S&P Global Ratings has affirmed its ‘A-/A-2’ long- and short-term foreign and local currency sovereign credit ratings on Saudi Arabia with the a stable outlook, as the rating agency expects the world’s largest oil producer will maintain a strong external and government balance sheet positions over until 2020.

US-based S&P said the ratings on Saudi Arabia, the largest Middle Eastern economy are supported by its strong external and fiscal stock positions, which it expects will be maintained despite significant central government deficits.

However, the ratings are constrained by weak economic growth, limited public sector transparency, and constrained monetary policy flexibility, S&P said in a statement.

“We project that the central government deficit will average about 7 per cent of GDP in 2017-19, after peaking at 17 per cent in 2016, up from 15 per cent a year earlier,” S&P said, adding that the widening of the deficit last year was largely a result of payment of government arrears of SR105bn ($28bn) to private-sector companies, which amounts to about 4 per cent of the kingdom’s GDP.

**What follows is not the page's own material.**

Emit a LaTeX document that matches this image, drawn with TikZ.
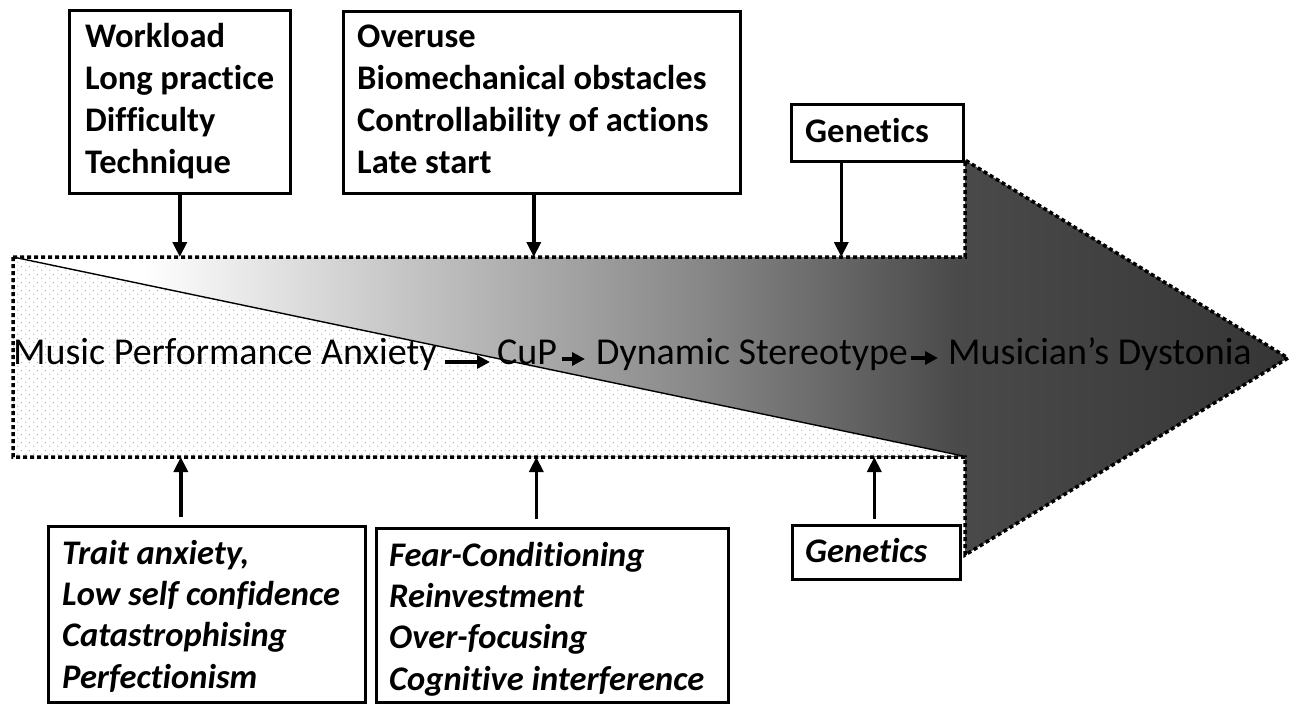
\documentclass[tikz,border=0pt]{standalone}
\usepackage{fontspec}
\setmainfont{Carlito}[Ligatures=NoCommon]
\usetikzlibrary{arrows.meta,patterns.meta,calc}

% grey ramp of the big arrow, white on the left to dark grey at the tip
\pgfdeclarehorizontalshading{arrowgrad}{100bp}{color(0bp)=(white); color(30bp)=(white); color(40bp)=(black!22); color(52bp)=(black!47); color(62bp)=(black!71); color(75bp)=(black!79); color(100bp)=(black!79)}

% sparse staggered dots
\tikzdeclarepattern{
  name=stipple,
  type=uncolored,
  bottom left={(0pt,0pt)},
  top right={(8pt,8pt)},
  tile size={(8pt,8pt)},
  code={
    \pgfpathcircle{\pgfqpoint{2pt}{2pt}}{0.6pt}
    \pgfpathcircle{\pgfqpoint{6pt}{6pt}}{0.6pt}
    \pgfusepath{fill}
  }
}

\begin{document}
\begin{tikzpicture}[x=1pt,y=-1pt,
  outline/.style={line width=3.5pt,dash pattern=on 4pt off 3pt,line join=miter},
  box/.style={draw,line width=2.6pt,rectangle,inner sep=0pt,anchor=north west},
  list/.style={anchor=base west,align=left,inner sep=0pt,font=\fontsize{34.5pt}{41.7pt}\selectfont\bfseries},
  ilist/.style={list,font=\fontsize{34.5pt}{41.3pt}\selectfont\bfseries\itshape},
  term/.style={anchor=base west,inner sep=0pt,font=\fontsize{38pt}{44pt}\selectfont},
  link/.style={line width=4pt,-{Triangle[length=13pt,width=13pt]}},
  feed/.style={line width=3.5pt,-{Triangle[length=15pt,width=14pt]}}
]
\useasboundingbox (0,0) rectangle (1290,704);

% outline of the big arrow
\coordinate (sTL) at (13,257);
\coordinate (sTR) at (965,257);
\coordinate (hT)  at (965,160);
\coordinate (tip) at (1288,358);
\coordinate (hB)  at (965,555);
\coordinate (sBR) at (965,457);
\coordinate (sBL) at (13,457);
\coordinate (dEnd) at (963,456);

\shade[shading=arrowgrad] (sTL) -- (sTR) -- (hT) -- (tip) -- (hB) -- (sBR) -- (sBL) -- cycle;
\fill[white] (sTL) -- (dEnd) -- (sBL) -- cycle;
\fill[pattern=stipple,pattern color=black!45] (sTL) -- (dEnd) -- (sBL) -- cycle;
\draw[line width=1.4pt] (sTL) -- (dEnd);
\draw[outline] (sTL) -- (sTR) -- (hT) -- (tip) -- (hB) -- (sBR) -- (sBL) -- cycle;

% the chain of stages
\node[term] (mpa) at (13,364) {Music Performance Anxiety};
\node[term] (cup) at (497,364) {CuP};
\node[term] (dyn) at (596,364) {Dynamic Stereotype};
\node[term] (md)  at (948,364) {Musician’s Dystonia};
\draw[link] ([xshift=8pt,yshift=2pt]mpa.base east) -- ([xshift=-7pt,yshift=2pt]cup.base west);
\draw[link] ([xshift=5pt,yshift=5pt]cup.base east) -- ([xshift=-11pt,yshift=5pt]dyn.base west);
\draw[link] ([xshift=3pt,yshift=6pt]dyn.base east) -- ([xshift=-10pt,yshift=6pt]md.base west);

% factors above the arrow (text placed by the baseline of its last line)
\node[box,minimum width=221pt,minimum height=183pt] (t1) at (68,9) {};
\node[list] (t1txt) at ([xshift=17pt,yshift=-164pt]t1.north west) {Workload\\Long practice\\Difficulty\\Technique};
\node[box,minimum width=397pt,minimum height=182pt] (t2) at (342,10) {};
\node[list] (t2txt) at ([xshift=15pt,yshift=-163pt]t2.north west) {Overuse\\Biomechanical obstacles\\Controllability of actions\\Late start};
\node[box,minimum width=172pt,minimum height=57pt] (t3) at (790,103) {};
\node[list] (t3txt) at ([xshift=15pt,yshift=-39pt]t3.north west) {Genetics};

\draw[feed] (t1.south) -- (t1.south |- sTL);
\draw[feed] ([xshift=-8pt]t2.south) -- ([xshift=-8pt]t2.south |- sTL);
\draw[feed] ([xshift=-36pt]t3.south) -- ([xshift=-36pt]t3.south |- sTL);

% factors below the arrow
\node[box,minimum width=317pt,minimum height=176pt] (b1) at (47,525) {};
\node[ilist] (b1txt) at ([xshift=15pt,yshift=-163pt]b1.north west) {Trait anxiety,\\Low self confidence\\Catastrophising\\Perfectionism};
\node[box,minimum width=352pt,minimum height=174pt] (b2) at (375,527) {};
\node[ilist] (b2txt) at ([xshift=14pt,yshift=-163pt]b2.north west) {Fear-Conditioning\\Reinvestment\\Over-focusing\\Cognitive interference};
\node[box,minimum width=168pt,minimum height=54pt] (b3) at (791,524) {};
\node[ilist] (b3txt) at ([xshift=14pt,yshift=-38pt]b3.north west) {Genetics};

\draw[feed] ([xshift=-26pt,yshift=8pt]b1.north) -- ([xshift=-26pt]b1.north |- sBL);
\draw[feed] ([xshift=-16pt,yshift=8pt]b2.north) -- ([xshift=-16pt]b2.north |- sBL);
\draw[feed] ([xshift=-2pt,yshift=5pt]b3.north) -- ([xshift=-2pt]b3.north |- sBL);
\end{tikzpicture}
\end{document}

“We understand the government’s arrears have largely been to building and construction companies, a sector which accounts for about 8 per cent of total bank loans, equivalent to roughly one-third of the banking sector’s capital base,” according to S&P.

Riyadh has announced 2017 budget with target of about 8 per cent of GDP, and intends to achieve a balanced budget by the end of the decade under its Fiscal Balance Program 2020. S&P however expects the central government deficit of about 9 per cent of GDP in 2017, narrowing to 4 per cent by 2020.

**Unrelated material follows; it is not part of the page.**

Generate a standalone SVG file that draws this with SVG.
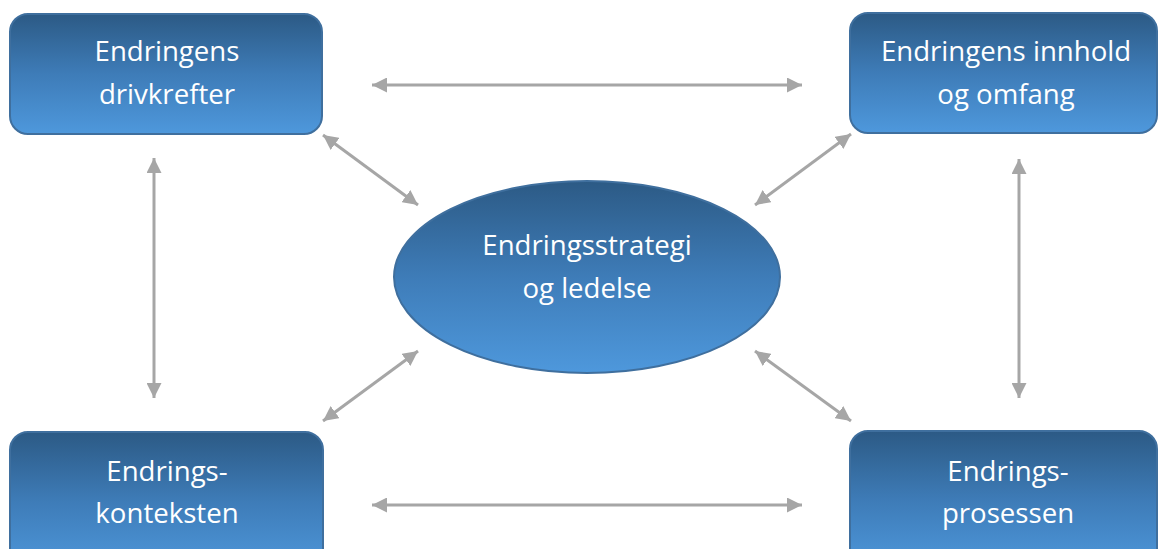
<svg xmlns="http://www.w3.org/2000/svg" width="1158" height="549" viewBox="0 0 1158 549">
<defs>
<linearGradient id="g" x1="0" y1="0" x2="0" y2="1">
<stop offset="0" stop-color="#2C5A85"/>
<stop offset="0.5" stop-color="#3E7CB8"/>
<stop offset="1" stop-color="#4E98DC"/>
</linearGradient>
<marker id="ah" viewBox="0 0 10 10" refX="10" refY="5" markerWidth="5" markerHeight="5" orient="auto-start-reverse" markerUnits="strokeWidth">
<path d="M0,0 L10,5 L0,10 Z" fill="#A6A6A6"/>
</marker>
</defs>
<style>
.box{fill:url(#g);stroke:#3F6F9E;stroke-width:2}
.t{font-family:"Open Sans","Liberation Sans",Arial,sans-serif;font-size:27.6px;fill:#FFFFFF;text-anchor:middle}
.c{stroke:#A6A6A6;stroke-width:3;fill:none;marker-start:url(#ah);marker-end:url(#ah)}
</style>
<rect width="1158" height="549" fill="#FFFFFF"/>
<g id="connectors">
<line class="c" x1="372" y1="85" x2="802" y2="85"/>
<line class="c" x1="372" y1="505" x2="802" y2="505"/>
<line class="c" x1="154" y1="158" x2="154" y2="398"/>
<line class="c" x1="1019" y1="159" x2="1019" y2="398"/>
<line class="c" x1="323" y1="135" x2="418" y2="205"/>
<line class="c" x1="851" y1="134" x2="755" y2="205"/>
<line class="c" x1="418" y1="351" x2="323" y2="421"/>
<line class="c" x1="755" y1="351" x2="851" y2="421"/>
</g>
<g id="n-drivkrefter">
<rect class="box" x="10" y="14" width="312" height="120" rx="18"/>
<text class="t" x="167" y="61">Endringens</text>
<text class="t" x="167" y="104">drivkrefter</text>
</g>
<g id="n-innhold">
<rect class="box" x="850" y="13" width="307" height="120" rx="18"/>
<text class="t" x="1006" y="61">Endringens innhold</text>
<text class="t" x="1006" y="104">og omfang</text>
</g>
<g id="n-strategi">
<ellipse class="box" cx="587" cy="277" rx="193" ry="96"/>
<text class="t" x="587" y="255">Endringsstrategi</text>
<text class="t" x="587" y="298">og ledelse</text>
</g>
<g id="n-konteksten">
<rect class="box" x="10" y="432" width="313" height="140" rx="18"/>
<text class="t" x="167" y="481">Endrings-</text>
<text class="t" x="167" y="523">konteksten</text>
</g>
<g id="n-prosessen">
<rect class="box" x="850" y="431" width="307" height="140" rx="18"/>
<text class="t" x="1008" y="481">Endrings-</text>
<text class="t" x="1008" y="523">prosessen</text>
</g>
</svg>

“We largely base our more conservative view of the government’s fiscal consolidation prospects on our oil price assumptions, which are broadly flat over our forecast period through year-end 2020,” according to S&P statement, which added that the estimates include its expectation that Saudi Arabia’s oil production will remain at around current levels of 10 million barrels a day (b/d) in order to shore up prices, in line with Opec’s decision in late 2016.

The rating agency has also factored in in an additional 2 per cent of GDP in government revenues starting in 2019, due to the expected introduction of a 5 per cent value-added tax (VAT) in 2018.

In terms of borrowings, S&P forecast the annual average increase in net general government debt of about 2 per cent of GDP.

The kingdom is looking to privatise some of its assets to stimulate economic growth, improve the fiscal position, and contain the cost of public-sector salaries. Riyadh, in March, significantly reduced income tax rates for producers of hydrocarbons in the kingdom. The rate for the largest companies, including Saudi Aramco, the world’s largest oil exporter, has now dropped to 50 per cent from 85 per cent. The tax rate is in addition to a 20 per cent royalty payment the company makes to the government.

“The government will now be incentivised to encourage Saudi Aramco to follow a generous dividend policy to compensate for the reduction in tax revenues. In this way, the interests of investors and the government will be more aligned, increasing the company’s attractiveness ahead of the listing in the capital markets as part of its shares or a bundle of its downstream subsidiaries,” S&P said.

The kingdom plans to float less than 5 per cent of Saudi Aramco on Saudi bourse and another yet undecided international stock market. Aramco’s initial public offering, slated to be the biggest ever global share sale is the centre piece of the Riyadh’s efforts to diversify its hydrocarbons-dependent economy.

Reports suggest that Aramco could be valued at $1 trillion-$2 trillion, about 150 per cent to -300 per cent of Saudi GDP, which will make 5 per cent stake worth about 7 per cent to 15 per cent of GDP. “As these plans are still in formation, and the ultimate use of the funds generated is unclear, we have not factored proceeds from a potential IPO into our projections,” S&P added.

Saudi Arabia, which relies more than 80 per cent on proceeds from sale of crude for revenues has tapped the domestic and international debt markets and set the emerging markets bond sale record last year when it raised more than $17bn through debut foray into fixed income market.